:: Directions ::
Extract the complete listing and repeat it word for word.

══ Source excerpt

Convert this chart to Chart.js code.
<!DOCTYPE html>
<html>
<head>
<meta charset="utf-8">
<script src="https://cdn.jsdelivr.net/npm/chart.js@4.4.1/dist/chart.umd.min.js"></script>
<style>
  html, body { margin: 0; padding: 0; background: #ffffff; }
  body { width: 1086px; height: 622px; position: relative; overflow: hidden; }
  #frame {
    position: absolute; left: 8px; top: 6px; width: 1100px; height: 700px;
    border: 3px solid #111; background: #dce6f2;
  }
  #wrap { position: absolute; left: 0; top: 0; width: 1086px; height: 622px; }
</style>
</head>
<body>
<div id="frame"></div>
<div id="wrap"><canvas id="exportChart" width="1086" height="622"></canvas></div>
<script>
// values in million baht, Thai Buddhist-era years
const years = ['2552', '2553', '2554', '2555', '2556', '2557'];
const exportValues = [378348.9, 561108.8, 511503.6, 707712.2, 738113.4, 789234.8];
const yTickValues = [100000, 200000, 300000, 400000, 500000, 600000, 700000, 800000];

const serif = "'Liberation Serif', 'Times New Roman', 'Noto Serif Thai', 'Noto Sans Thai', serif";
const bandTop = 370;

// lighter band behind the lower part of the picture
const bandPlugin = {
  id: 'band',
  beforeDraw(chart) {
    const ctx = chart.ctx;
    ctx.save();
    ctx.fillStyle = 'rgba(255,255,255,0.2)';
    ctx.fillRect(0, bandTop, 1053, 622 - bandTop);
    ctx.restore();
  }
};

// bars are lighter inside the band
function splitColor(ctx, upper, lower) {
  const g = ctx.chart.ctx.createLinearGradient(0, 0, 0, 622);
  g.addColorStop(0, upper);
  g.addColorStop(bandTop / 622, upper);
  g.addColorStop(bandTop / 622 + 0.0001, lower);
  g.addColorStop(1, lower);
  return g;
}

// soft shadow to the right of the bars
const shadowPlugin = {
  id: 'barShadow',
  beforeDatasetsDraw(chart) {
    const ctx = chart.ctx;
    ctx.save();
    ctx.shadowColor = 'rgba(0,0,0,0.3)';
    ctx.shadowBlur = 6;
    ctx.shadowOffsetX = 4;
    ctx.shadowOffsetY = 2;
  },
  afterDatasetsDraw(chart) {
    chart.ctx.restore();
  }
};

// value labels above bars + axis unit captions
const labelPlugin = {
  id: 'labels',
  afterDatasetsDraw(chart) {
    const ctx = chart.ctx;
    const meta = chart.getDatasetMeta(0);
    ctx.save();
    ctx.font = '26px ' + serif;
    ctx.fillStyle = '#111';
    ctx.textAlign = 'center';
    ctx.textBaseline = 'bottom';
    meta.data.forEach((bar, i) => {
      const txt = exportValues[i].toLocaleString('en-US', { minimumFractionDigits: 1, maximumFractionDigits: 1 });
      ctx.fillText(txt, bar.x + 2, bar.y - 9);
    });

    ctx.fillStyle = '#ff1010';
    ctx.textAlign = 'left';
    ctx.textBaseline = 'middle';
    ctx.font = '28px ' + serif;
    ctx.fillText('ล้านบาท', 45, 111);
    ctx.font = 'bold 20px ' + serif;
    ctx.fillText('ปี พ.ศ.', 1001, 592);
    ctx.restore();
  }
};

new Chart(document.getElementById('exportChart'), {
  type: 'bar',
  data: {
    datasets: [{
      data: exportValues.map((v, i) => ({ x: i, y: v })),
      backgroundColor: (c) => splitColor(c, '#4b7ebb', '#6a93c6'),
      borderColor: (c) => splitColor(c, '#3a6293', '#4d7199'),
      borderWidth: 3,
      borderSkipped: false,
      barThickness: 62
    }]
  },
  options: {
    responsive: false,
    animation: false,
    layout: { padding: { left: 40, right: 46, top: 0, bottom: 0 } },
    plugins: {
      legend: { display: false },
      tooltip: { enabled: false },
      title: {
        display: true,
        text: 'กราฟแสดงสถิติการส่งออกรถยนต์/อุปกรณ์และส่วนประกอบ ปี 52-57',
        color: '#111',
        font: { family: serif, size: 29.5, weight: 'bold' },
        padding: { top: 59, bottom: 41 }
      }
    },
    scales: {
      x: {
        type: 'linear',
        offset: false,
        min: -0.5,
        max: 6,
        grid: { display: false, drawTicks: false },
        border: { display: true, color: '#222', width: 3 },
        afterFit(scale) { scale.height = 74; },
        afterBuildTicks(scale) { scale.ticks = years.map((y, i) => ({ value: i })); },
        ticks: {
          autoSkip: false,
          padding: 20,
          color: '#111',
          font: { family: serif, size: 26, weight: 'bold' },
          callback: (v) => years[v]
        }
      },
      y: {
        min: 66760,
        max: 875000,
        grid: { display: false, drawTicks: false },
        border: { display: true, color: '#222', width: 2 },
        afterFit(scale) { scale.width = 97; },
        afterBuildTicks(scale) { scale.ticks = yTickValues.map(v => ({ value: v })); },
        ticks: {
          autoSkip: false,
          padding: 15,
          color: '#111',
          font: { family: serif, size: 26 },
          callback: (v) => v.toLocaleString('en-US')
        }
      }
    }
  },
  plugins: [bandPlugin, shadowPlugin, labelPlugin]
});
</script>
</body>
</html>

════

:: Worked answer ::
Convert this chart to Chart.js code.
<!DOCTYPE html>
<html>
<head>
<meta charset="utf-8">
<script src="https://cdn.jsdelivr.net/npm/chart.js@4.4.1/dist/chart.umd.min.js"></script>
<style>
  html, body { margin: 0; padding: 0; background: #ffffff; }
  body { width: 1086px; height: 622px; position: relative; overflow: hidden; }
  #frame {
    position: absolute; left: 8px; top: 6px; width: 1100px; height: 700px;
    border: 3px solid #111; background: #dce6f2;
  }
  #wrap { position: absolute; left: 0; top: 0; width: 1086px; height: 622px; }
</style>
</head>
<body>
<div id="frame"></div>
<div id="wrap"><canvas id="exportChart" width="1086" height="622"></canvas></div>
<script>
// values in million baht, Thai Buddhist-era years
const years = ['2552', '2553', '2554', '2555', '2556', '2557'];
const exportValues = [378348.9, 561108.8, 511503.6, 707712.2, 738113.4, 789234.8];
const yTickValues = [100000, 200000, 300000, 400000, 500000, 600000, 700000, 800000];

const serif = "'Liberation Serif', 'Times New Roman', 'Noto Serif Thai', 'Noto Sans Thai', serif";
const bandTop = 370;

// lighter band behind the lower part of the picture
const bandPlugin = {
  id: 'band',
  beforeDraw(chart) {
    const ctx = chart.ctx;
    ctx.save();
    ctx.fillStyle = 'rgba(255,255,255,0.2)';
    ctx.fillRect(0, bandTop, 1053, 622 - bandTop);
    ctx.restore();
  }
};

// bars are lighter inside the band
function splitColor(ctx, upper, lower) {
  const g = ctx.chart.ctx.createLinearGradient(0, 0, 0, 622);
  g.addColorStop(0, upper);
  g.addColorStop(bandTop / 622, upper);
  g.addColorStop(bandTop / 622 + 0.0001, lower);
  g.addColorStop(1, lower);
  return g;
}

// soft shadow to the right of the bars
const shadowPlugin = {
  id: 'barShadow',
  beforeDatasetsDraw(chart) {
    const ctx = chart.ctx;
    ctx.save();
    ctx.shadowColor = 'rgba(0,0,0,0.3)';
    ctx.shadowBlur = 6;
    ctx.shadowOffsetX = 4;
    ctx.shadowOffsetY = 2;
  },
  afterDatasetsDraw(chart) {
    chart.ctx.restore();
  }
};

// value labels above bars + axis unit captions
const labelPlugin = {
  id: 'labels',
  afterDatasetsDraw(chart) {
    const ctx = chart.ctx;
    const meta = chart.getDatasetMeta(0);
    ctx.save();
    ctx.font = '26px ' + serif;
    ctx.fillStyle = '#111';
    ctx.textAlign = 'center';
    ctx.textBaseline = 'bottom';
    meta.data.forEach((bar, i) => {
      const txt = exportValues[i].toLocaleString('en-US', { minimumFractionDigits: 1, maximumFractionDigits: 1 });
      ctx.fillText(txt, bar.x + 2, bar.y - 9);
    });

    ctx.fillStyle = '#ff1010';
    ctx.textAlign = 'left';
    ctx.textBaseline = 'middle';
    ctx.font = '28px ' + serif;
    ctx.fillText('ล้านบาท', 45, 111);
    ctx.font = 'bold 20px ' + serif;
    ctx.fillText('ปี พ.ศ.', 1001, 592);
    ctx.restore();
  }
};

new Chart(document.getElementById('exportChart'), {
  type: 'bar',
  data: {
    datasets: [{
      data: exportValues.map((v, i) => ({ x: i, y: v })),
      backgroundColor: (c) => splitColor(c, '#4b7ebb', '#6a93c6'),
      borderColor: (c) => splitColor(c, '#3a6293', '#4d7199'),
      borderWidth: 3,
      borderSkipped: false,
      barThickness: 62
    }]
  },
  options: {
    responsive: false,
    animation: false,
    layout: { padding: { left: 40, right: 46, top: 0, bottom: 0 } },
    plugins: {
      legend: { display: false },
      tooltip: { enabled: false },
      title: {
        display: true,
        text: 'กราฟแสดงสถิติการส่งออกรถยนต์/อุปกรณ์และส่วนประกอบ ปี 52-57',
        color: '#111',
        font: { family: serif, size: 29.5, weight: 'bold' },
        padding: { top: 59, bottom: 41 }
      }
    },
    scales: {
      x: {
        type: 'linear',
        offset: false,
        min: -0.5,
        max: 6,
        grid: { display: false, drawTicks: false },
        border: { display: true, color: '#222', width: 3 },
        afterFit(scale) { scale.height = 74; },
        afterBuildTicks(scale) { scale.ticks = years.map((y, i) => ({ value: i })); },
        ticks: {
          autoSkip: false,
          padding: 20,
          color: '#111',
          font: { family: serif, size: 26, weight: 'bold' },
          callback: (v) => years[v]
        }
      },
      y: {
        min: 66760,
        max: 875000,
        grid: { display: false, drawTicks: false },
        border: { display: true, color: '#222', width: 2 },
        afterFit(scale) { scale.width = 97; },
        afterBuildTicks(scale) { scale.ticks = yTickValues.map(v => ({ value: v })); },
        ticks: {
          autoSkip: false,
          padding: 15,
          color: '#111',
          font: { family: serif, size: 26 },
          callback: (v) => v.toLocaleString('en-US')
        }
      }
    }
  },
  plugins: [bandPlugin, shadowPlugin, labelPlugin]
});
</script>
</body>
</html>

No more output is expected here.